The book was always meant to be linked to retirement. The International Monetary Fund (IMF) found that agedness will cost societies 10 times what the Great Recession cost. Many say that people will just have to work longer. I say, that’s such first-level thinking. We have to go to the second level. There are two assumptions built into that perspective: first, that people will be able to work, and second, that people will be able to get work.

What are the most critical areas of concern?

Retirement is stressful on relationships, on finances, on your physical health. People don’t necessarily know the harmful sides of retirement. They think it’s a period of travel and relaxation. The truth needs to come out. There are some darker sides to retirement, such as boredom, loss of purpose, and even too much togetherness with your significant other.

On healthcare, I think a single-payer system will exacerbate the problem long term, either in the quality of care or the supply of and access to care. We need a multi-payer system. The key component here is that the person getting care has to have a greater stake in getting that care. Deductibles and co-payments should be reasonably high, and after that, liability should be completely limited. I go through 10 aspects of how such a system could be constructed, such as designing it for individual responsibility for your own health. I look at how technology will help build a better and cheaper healthcare system than the sick-care system we have now, and how proper end-of-life planning can help everyone and the system, too.

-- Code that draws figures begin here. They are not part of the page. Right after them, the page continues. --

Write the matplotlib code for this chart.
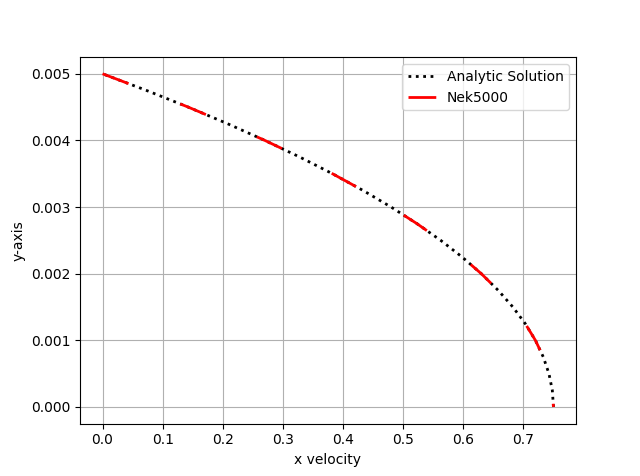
import matplotlib
matplotlib.use("Agg")
import matplotlib.pyplot as plt

# Analytic solution (y ascending)
y_analytic = [0.0, 0.00025, 0.0005, 0.00075, 0.001, 0.00125, 0.0015, 0.00175, 0.002,
              0.00225, 0.0025, 0.00275, 0.003, 0.00325, 0.0035, 0.00375, 0.004,
              0.00425, 0.0045, 0.00475, 0.005]
u_analytic = [0.75, 0.748125, 0.7425, 0.733125, 0.72, 0.703125, 0.6825, 0.658125, 0.63,
              0.598125, 0.5625, 0.523125, 0.48, 0.433125, 0.3825, 0.328125, 0.27,
              0.208125, 0.1425, 0.073125, 0.0]

# Nek5000 samples (from wall at top down to centreline)
y_nek = [0.005, 0.00475, 0.0045, 0.00425, 0.004, 0.00375, 0.0035, 0.00325, 0.003,
         0.00275, 0.0025, 0.00225, 0.002, 0.00175, 0.0015, 0.00125, 0.001,
         0.00075, 0.0005, 0.00025, 0.0]
u_nek = [0.0, 0.073125, 0.1425, 0.208125, 0.27, 0.328125, 0.3825, 0.433125, 0.48,
         0.523125, 0.5625, 0.598125, 0.63, 0.658125, 0.6825, 0.703125, 0.72,
         0.733125, 0.7425, 0.748125, 0.75]

fig, ax = plt.subplots(figsize=(6.4, 4.76), dpi=100)
ax.plot(u_analytic, y_analytic, color="black", linestyle=":", linewidth=2,
        label="Analytic Solution")
line, = ax.plot(u_nek, y_nek, color="red", linewidth=2, label="Nek5000")
line.set_dashes((10, 20))
ax.set_xlabel("x velocity")
ax.set_ylabel("y-axis")
ax.grid(True)
ax.legend(loc="upper right")
fig.savefig("out.png", dpi=100)
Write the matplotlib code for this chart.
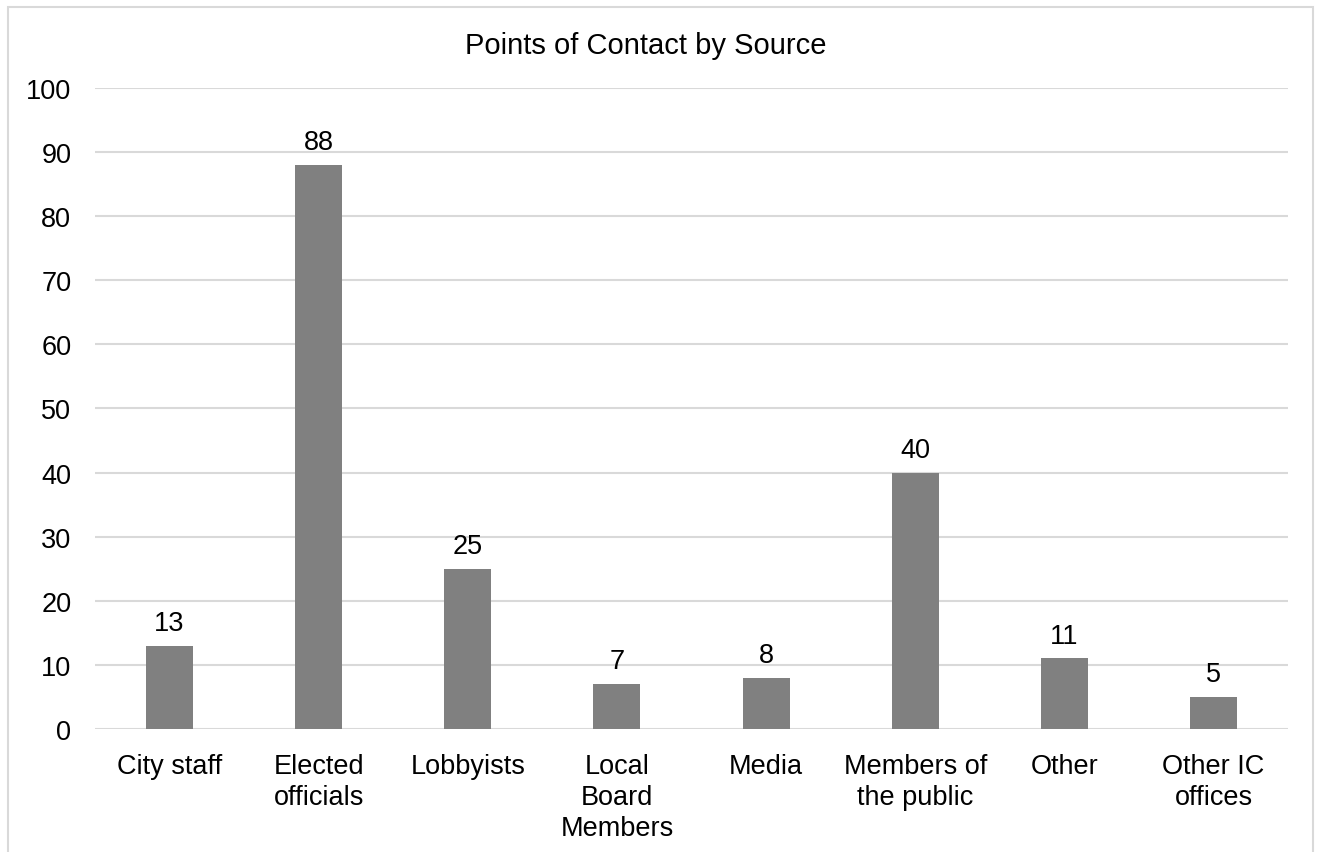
import matplotlib.pyplot as plt
from matplotlib.patches import Rectangle

plt.rcParams['font.family'] = ['Liberation Sans', 'DejaVu Sans']

categories = ["City staff", "Elected\nofficials", "Lobbyists", "Local\nBoard\nMembers",
              "Media", "Members of\nthe public", "Other", "Other IC\noffices"]
counts = [13, 88, 25, 7, 8, 40, 11, 5]

fig = plt.figure(figsize=(13.17, 8.53), dpi=100)
ax = fig.add_axes([0.0721, 0.1442, 0.9059, 0.7515])

x = range(len(categories))
bars = ax.bar(x, counts, width=0.315, color='#808080', zorder=2)

ax.set_ylim(0, 100)
ax.set_xlim(-0.5, len(categories) - 0.5)
ax.set_yticks(range(0, 101, 10))
ax.set_xticks(list(x))
ax.set_xticklabels(categories, linespacing=1.27)
ax.tick_params(axis='both', length=0, labelsize=19.5, colors='#000000')
ax.tick_params(axis='y', pad=17)
ax.tick_params(axis='x', pad=17)
ax.grid(axis='y', color='#d9d9d9', linewidth=1.5, zorder=0)
for s in ax.spines.values():
    s.set_visible(False)

for b, v in zip(bars, counts):
    ax.annotate(str(v), (b.get_x() + b.get_width() / 2, v), xytext=(0, 7),
                textcoords='offset points', ha='center', va='bottom', fontsize=19.5)

fig.text(646 / 1317, 1 - 46 / 853, "Points of Contact by Source", ha='center', va='center',
         fontsize=21)

fig.patches.append(Rectangle((8 / 1317, -0.05), (1313 - 8) / 1317, 1 - 8 / 853 + 0.05,
                             transform=fig.transFigure, fill=False, edgecolor='#d9d9d9',
                             linewidth=1.5))

fig.savefig("out.png", dpi=100)
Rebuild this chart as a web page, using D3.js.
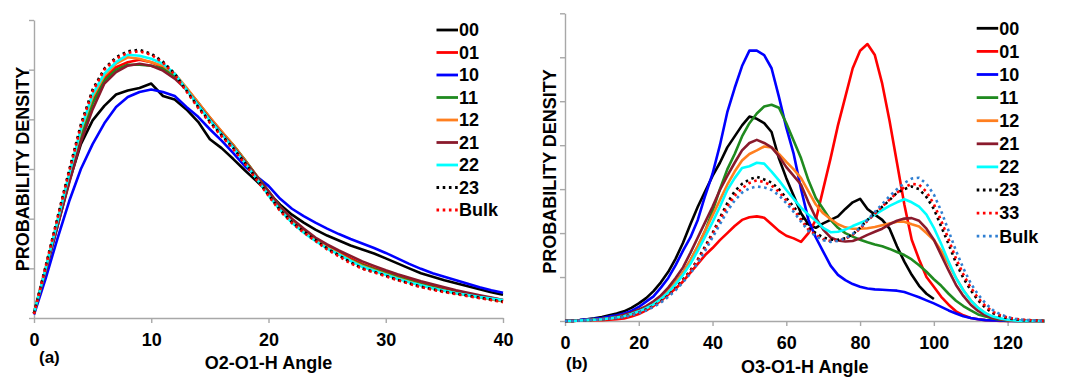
<!DOCTYPE html>
<html><head><meta charset="utf-8">
<script src="https://cdn.jsdelivr.net/npm/d3@7/dist/d3.min.js"></script>
<style>
body{margin:0;background:#fff}
svg{display:block}
text{font-family:"Liberation Sans",Arial,Helvetica,sans-serif;font-weight:bold;fill:#000}
</style>
</head><body><svg id="chart" width="1080" height="381"></svg>
<script>
// ---------- DATA ----------
const leftAngles=[0,1,2,3,4,5,6,7,8,9,10,11,12,13,14,15,16,17,18,19,20,21,22,23,24,25,26,27,28,29,30,31,32,33,34,35,36,37,38,39,40];
const leftXTicks=[0,10,20,30,40];
const leftYTicks=[0,1,2,3,4,5,6];
const leftNames=["00","01","10","11","12","21","22","23","Bulk"];
const left00=[0.1,0.95,1.85,2.75,3.5,3.98,4.27,4.5,4.58,4.63,4.72,4.47,4.4,4.2,3.95,3.6,3.42,3.2,2.97,2.75,2.52,2.28,2.08,1.92,1.78,1.66,1.56,1.46,1.38,1.3,1.2,1.1,1.0,0.9,0.83,0.76,0.7,0.64,0.58,0.52,0.47];
const left01=[0.1,1.0,1.93,2.85,3.72,4.38,4.82,5.05,5.15,5.2,5.15,5.05,4.88,4.62,4.33,4.03,3.75,3.47,3.17,2.86,2.55,2.23,1.98,1.78,1.6,1.45,1.32,1.2,1.09,1.0,0.92,0.84,0.77,0.7,0.64,0.58,0.53,0.48,0.44,0.4,0.36];
const left10=[0.07,0.8,1.6,2.35,3.0,3.5,3.92,4.25,4.45,4.55,4.6,4.55,4.47,4.25,4.05,3.8,3.57,3.32,3.05,2.85,2.66,2.4,2.2,2.05,1.92,1.8,1.69,1.59,1.5,1.41,1.31,1.2,1.09,0.99,0.9,0.83,0.76,0.69,0.62,0.56,0.51];
const left11=[0.1,0.98,1.9,2.8,3.66,4.32,4.78,5.0,5.1,5.1,5.08,5.02,4.88,4.62,4.33,4.03,3.75,3.48,3.18,2.86,2.55,2.24,1.98,1.77,1.58,1.42,1.29,1.17,1.07,0.98,0.9,0.82,0.75,0.68,0.62,0.56,0.51,0.46,0.42,0.38,0.34];
const left12=[0.1,1.0,1.95,2.88,3.78,4.45,4.88,5.12,5.25,5.22,5.15,5.08,4.92,4.64,4.34,4.04,3.76,3.48,3.17,2.85,2.52,2.2,1.96,1.76,1.58,1.42,1.29,1.16,1.05,0.96,0.88,0.8,0.73,0.66,0.6,0.55,0.5,0.46,0.42,0.38,0.35];
const left21=[0.1,0.95,1.85,2.72,3.55,4.2,4.72,4.95,5.08,5.12,5.08,4.98,4.82,4.6,4.3,4.0,3.72,3.45,3.15,2.85,2.55,2.24,2.0,1.8,1.62,1.48,1.36,1.25,1.14,1.05,0.96,0.88,0.81,0.74,0.68,0.62,0.56,0.51,0.46,0.41,0.36];
const left22=[0.1,1.0,1.95,2.9,3.8,4.5,4.92,5.15,5.3,5.28,5.22,5.12,4.92,4.6,4.28,3.98,3.7,3.43,3.12,2.8,2.47,2.17,1.92,1.72,1.55,1.4,1.28,1.15,1.03,0.95,0.87,0.79,0.72,0.66,0.6,0.55,0.5,0.46,0.42,0.39,0.36];
const left23=[0.1,1.05,2.02,2.98,3.9,4.6,5.02,5.25,5.37,5.4,5.32,5.16,4.92,4.58,4.25,3.95,3.68,3.42,3.12,2.8,2.48,2.17,1.93,1.74,1.57,1.4,1.26,1.12,1.0,0.93,0.85,0.77,0.7,0.63,0.58,0.53,0.49,0.45,0.41,0.37,0.33];
const leftBulk=[0.08,1.03,2.0,2.95,3.86,4.56,5.0,5.22,5.34,5.37,5.3,5.14,4.9,4.56,4.23,3.93,3.66,3.4,3.1,2.78,2.46,2.15,1.91,1.72,1.55,1.38,1.24,1.1,0.99,0.92,0.84,0.76,0.69,0.62,0.57,0.52,0.48,0.44,0.4,0.36,0.32];

const rightAngles=[0,2,4,6,8,10,12,14,16,18,20,22,24,26,28,30,32,34,36,38,40,42,44,46,48,50,52,54,56,58,60,62,64,66,68,70,72,74,76,78,80,82,84,86,88,90,92,94,96,98,100,102,104,106,108,110,112,114,116,118,120,122,124,126,128,130];
const rightXTicks=[0,20,40,60,80,100,120];
const rightYTicks=[0,1,2,3,4,5,6,7];
const rightNames=["00","01","10","11","12","21","22","23","33","Bulk"];
const right00=[0,0.01,0.02,0.04,0.06,0.09,0.13,0.17,0.22,0.3,0.4,0.52,0.68,0.88,1.12,1.42,1.78,2.2,2.6,2.95,3.3,3.6,3.95,4.2,4.45,4.65,4.6,4.5,4.3,3.7,3.25,2.85,2.45,2.2,2.12,2.22,2.3,2.38,2.55,2.7,2.78,2.55,2.42,2.3,2.1,1.7,1.35,1.05,0.8,0.62,0.5];
const right01=[0,0,0.01,0.01,0.02,0.02,0.03,0.04,0.06,0.1,0.16,0.24,0.34,0.46,0.6,0.74,0.9,1.1,1.3,1.5,1.66,1.84,2.0,2.16,2.3,2.36,2.38,2.35,2.2,2.05,1.94,1.88,1.8,2.0,2.3,3.0,3.7,4.45,5.1,5.75,6.15,6.3,6.05,5.4,4.55,3.6,2.65,1.85,1.4,1.0,0.78,0.55,0.37,0.22,0.13,0.07,0.04,0.02,0.01,0,0,0,0,0,0,0];
const right10=[0,0.01,0.02,0.04,0.05,0.07,0.1,0.13,0.17,0.23,0.32,0.44,0.56,0.76,0.98,1.27,1.6,1.9,2.3,2.85,3.35,4.0,4.75,5.3,5.8,6.15,6.15,6.05,5.75,5.1,4.4,3.8,3.0,2.3,1.9,1.58,1.26,1.05,0.93,0.84,0.78,0.74,0.72,0.71,0.7,0.69,0.66,0.6,0.54,0.47,0.4,0.32,0.24,0.17,0.11,0.07,0.04,0.02,0.01,0.01,0,0,0,0,0,0];
const right11=[0,0,0.01,0.02,0.03,0.04,0.06,0.08,0.12,0.17,0.23,0.31,0.41,0.54,0.7,0.88,1.1,1.38,1.7,2.05,2.5,3.0,3.45,3.8,4.2,4.5,4.72,4.88,4.92,4.85,4.5,4.1,3.7,3.2,2.8,2.55,2.3,2.12,2.0,1.92,1.85,1.79,1.74,1.7,1.64,1.57,1.5,1.4,1.27,1.12,0.95,0.8,0.62,0.46,0.34,0.24,0.15,0.1,0.06,0.03,0.01,0,0,0,0,0];
const right12=[0,0,0.01,0.02,0.03,0.04,0.06,0.08,0.12,0.17,0.23,0.31,0.41,0.54,0.7,0.88,1.1,1.38,1.7,2.05,2.4,2.75,3.1,3.4,3.65,3.8,3.88,3.97,3.95,3.8,3.62,3.45,3.25,2.95,2.65,2.45,2.32,2.2,2.13,2.1,2.1,2.11,2.14,2.18,2.22,2.26,2.26,2.2,2.15,2.0,1.84,1.6,1.3,0.98,0.7,0.47,0.3,0.17,0.09,0.05,0.02,0.01,0,0,0,0];
const right21=[0,0,0.01,0.02,0.03,0.05,0.07,0.1,0.14,0.19,0.26,0.34,0.45,0.58,0.76,0.98,1.22,1.55,1.9,2.25,2.6,2.98,3.3,3.6,3.88,4.05,4.12,4.05,3.95,3.75,3.5,3.3,3.1,2.7,2.35,2.08,1.9,1.83,1.81,1.82,1.88,1.96,2.03,2.1,2.2,2.28,2.33,2.34,2.28,2.1,1.85,1.5,1.15,0.82,0.57,0.37,0.23,0.13,0.07,0.04,0.02,0.01,0,0,0,0];
const right22=[0,0,0.01,0.02,0.03,0.04,0.06,0.08,0.11,0.16,0.22,0.29,0.38,0.5,0.65,0.84,1.05,1.3,1.6,1.92,2.25,2.6,2.98,3.25,3.48,3.52,3.6,3.58,3.4,3.2,2.98,2.78,2.58,2.42,2.28,2.12,2.02,2.03,2.08,2.16,2.23,2.3,2.42,2.52,2.62,2.7,2.77,2.7,2.6,2.42,2.12,1.75,1.35,0.98,0.7,0.47,0.3,0.18,0.1,0.06,0.03,0.01,0,0,0,0];
const right23=[0,0,0.01,0.02,0.03,0.04,0.05,0.07,0.1,0.14,0.19,0.26,0.34,0.45,0.58,0.75,0.94,1.15,1.4,1.7,2.0,2.35,2.68,2.95,3.12,3.22,3.28,3.22,3.15,3.0,2.8,2.6,2.38,2.12,2.0,1.9,1.85,1.85,1.88,1.97,2.12,2.3,2.45,2.6,2.75,2.92,3.0,3.06,3.0,2.82,2.55,2.15,1.75,1.32,0.98,0.7,0.47,0.3,0.18,0.11,0.06,0.04,0.02,0.01,0.01,0];
const right33=[0,0,0.01,0.02,0.03,0.04,0.05,0.07,0.1,0.14,0.19,0.25,0.33,0.44,0.57,0.73,0.92,1.13,1.38,1.66,1.96,2.3,2.6,2.85,3.02,3.14,3.2,3.16,3.08,2.94,2.74,2.54,2.3,2.08,1.96,1.86,1.82,1.83,1.87,1.96,2.1,2.28,2.44,2.6,2.76,2.92,3.04,3.12,3.1,2.94,2.66,2.28,1.86,1.42,1.06,0.76,0.52,0.34,0.21,0.13,0.08,0.05,0.03,0.02,0.01,0];
const rightBulk=[0,0,0.01,0.02,0.03,0.04,0.05,0.07,0.09,0.13,0.18,0.24,0.32,0.42,0.55,0.7,0.88,1.08,1.32,1.6,1.9,2.2,2.5,2.74,2.92,3.02,3.06,3.04,2.98,2.86,2.68,2.48,2.26,2.05,1.93,1.84,1.8,1.82,1.88,1.98,2.12,2.3,2.48,2.66,2.84,3.0,3.14,3.24,3.26,3.12,2.88,2.5,2.05,1.6,1.2,0.86,0.6,0.4,0.25,0.15,0.09,0.05,0.03,0.02,0.01,0];

// ---------- STYLES ----------
const styleOf={
  "00":{c:"#000000",dash:null},
  "01":{c:"#ff0000",dash:null},
  "10":{c:"#0000ff",dash:null},
  "11":{c:"#1f8a1f",dash:null},
  "12":{c:"#ff7f1f",dash:null},
  "21":{c:"#8a1a2c",dash:null},
  "22":{c:"#00ffff",dash:null},
  "23":{c:"#000000",dash:"2.6,3.6"},
  "33":{c:"#ff0000",dash:"2.6,3.6"}
};
const bulkLeft={c:"#ff0000",dash:"2.6,3.6"};
const bulkRight={c:"#2f7fd2",dash:"2.6,3.6"};

const svg=d3.select("#chart");
const FONT=18;

function drawPanel(cfg){
  const x=d3.scaleLinear().domain(cfg.xDomain).range(cfg.xRange);
  const y=d3.scaleLinear().domain(cfg.yDomain).range(cfg.yRange);
  const g=svg.append("g");
  // y axis
  const ya=g.append("g").attr("transform",`translate(${cfg.xRange[0]},0)`)
    .call(d3.axisLeft(y).tickValues(cfg.yTicks).tickSize(5).tickSizeOuter(0).tickFormat(""));
  // x axis
  const xa=g.append("g").attr("transform",`translate(0,${cfg.yRange[0]})`)
    .call(d3.axisBottom(x).tickValues(cfg.xTicks).tickSize(5).tickSizeOuter(0).tickFormat(d3.format("d")));
  [ya,xa].forEach(a=>{
    a.select(".domain").attr("stroke","#a8a8a8").attr("stroke-width",1.4);
    a.selectAll(".tick line").attr("stroke","#a8a8a8").attr("stroke-width",1.4);
  });
  xa.selectAll(".tick text").attr("y",22).attr("dy","0.35em")
    .style("font-size",FONT+"px").style("font-weight","bold").attr("fill","#000");
  // lines
  const lineFor=(vals)=>d3.line().x((d,i)=>x(cfg.angles[i])).y(d=>y(d))(vals);
  cfg.series.forEach(s=>{
    g.append("path").attr("d",lineFor(s.vals)).attr("fill","none")
      .attr("stroke",s.st.c).attr("stroke-width",2.6)
      .attr("stroke-linejoin","round")
      .attr("stroke-dasharray",s.st.dash);
  });
  // labels
  g.append("text").attr("x",(cfg.xRange[0]+cfg.xRange[1])/2).attr("y",cfg.titleY).attr("dy","0.35em")
    .attr("text-anchor","middle").style("font-size",FONT+"px").text(cfg.title);
  g.append("text").attr("x",cfg.tagX).attr("y",cfg.tagY).attr("dy","0.35em")
    .style("font-size","17px").text(cfg.tag);
  g.append("text").attr("transform",`translate(${cfg.yLabX},${cfg.yLabY}) rotate(-90)`)
    .attr("dy","0.35em").attr("text-anchor","middle").style("font-size",FONT+"px").text("PROBABILITY DENSITY");
  // legend
  cfg.series.forEach((s,i)=>{
    const yy=cfg.legY+i*cfg.legStep;
    g.append("line").attr("x1",cfg.legX).attr("x2",cfg.legX+21.5).attr("y1",yy).attr("y2",yy)
      .attr("stroke",s.st.c).attr("stroke-width",2.8).attr("stroke-dasharray",s.st.dash);
    g.append("text").attr("x",cfg.legX+22.5).attr("y",yy).attr("dy","0.35em")
      .style("font-size",FONT+"px").text(s.name);
  });
}

const leftVals={"00":left00,"01":left01,"10":left10,"11":left11,"12":left12,"21":left21,"22":left22,"23":left23,"Bulk":leftBulk};
const rightVals={"00":right00,"01":right01,"10":right10,"11":right11,"12":right12,"21":right21,"22":right22,"23":right23,"33":right33,"Bulk":rightBulk};

drawPanel({
  angles:leftAngles,xDomain:[0,40],xRange:[34,503],yDomain:[0,6],yRange:[318,20],
  xTicks:leftXTicks,yTicks:leftYTicks,
  series:leftNames.map(n=>({name:n,vals:leftVals[n],st:n==="Bulk"?bulkLeft:styleOf[n]})),
  title:"O2-O1-H Angle",titleY:363,tag:"(a)",tagX:39,tagY:357,yLabX:23,yLabY:169,
  legX:436.5,legY:30,legStep:22.5
});
drawPanel({
  angles:rightAngles,xDomain:[0,130],xRange:[565,1044.5],yDomain:[0,7],yRange:[321,13.3],
  xTicks:rightXTicks,yTicks:rightYTicks,
  series:rightNames.map(n=>({name:n,vals:rightVals[n],st:n==="Bulk"?bulkRight:styleOf[n]})),
  title:"O3-O1-H Angle",titleY:367,tag:"(b)",tagX:566,tagY:363,yLabX:549.5,yLabY:171.5,
  legX:976.7,legY:28.3,legStep:23.1
});
</script></body></html>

Regarding education, I say that we need to seriously rethink what we do with children from ages 0 to 8. If we do not attempt to correct for the three key things that negatively impact kids in this age range, then all other reforms are greatly hindered. Brain development is so significant in these ages. We must ensure proper nutrition and access to good schools, and though it’s not something I could address in the book, we need more stable homes. We need whole-day kindergarten, more consistent pre-kindergarten, plus nutritional breakfast and lunches provided at kindergarten and elementary school. We also need to lengthen the school day and the school year. Most school calendars are still based on the farming calendar, and that’s absolutely ludicrous.

Anything else you’d like to say?

While we need stronger safety nets, we also need good trampolines. What I mean is that those who are capable need to bounce back. The safety nets are for those who are incapable of bouncing back. There’s no nice way to say it, but society has "imprisoned" too many people in welfare systems by giving them strong incentives to remain part of those systems. I personally think that these people have so much to offer and that we don’t have any clue what society could be if we could raise these people up by providing them the right incentives.

There are many measures of economic growth, but if we look at the heuristic of the growth that is the number of workers plus the growth in the productivity of those workers, then think about what we’re doing. In retirement, we’re paying people not to work. During unemployment, we’re paying people not to work. Considering this, unless productivity will skyrocket in the future, because of the shrinkage in the number of workers, today’s entitlement polices will drive economic failure. But we can change this with better policies.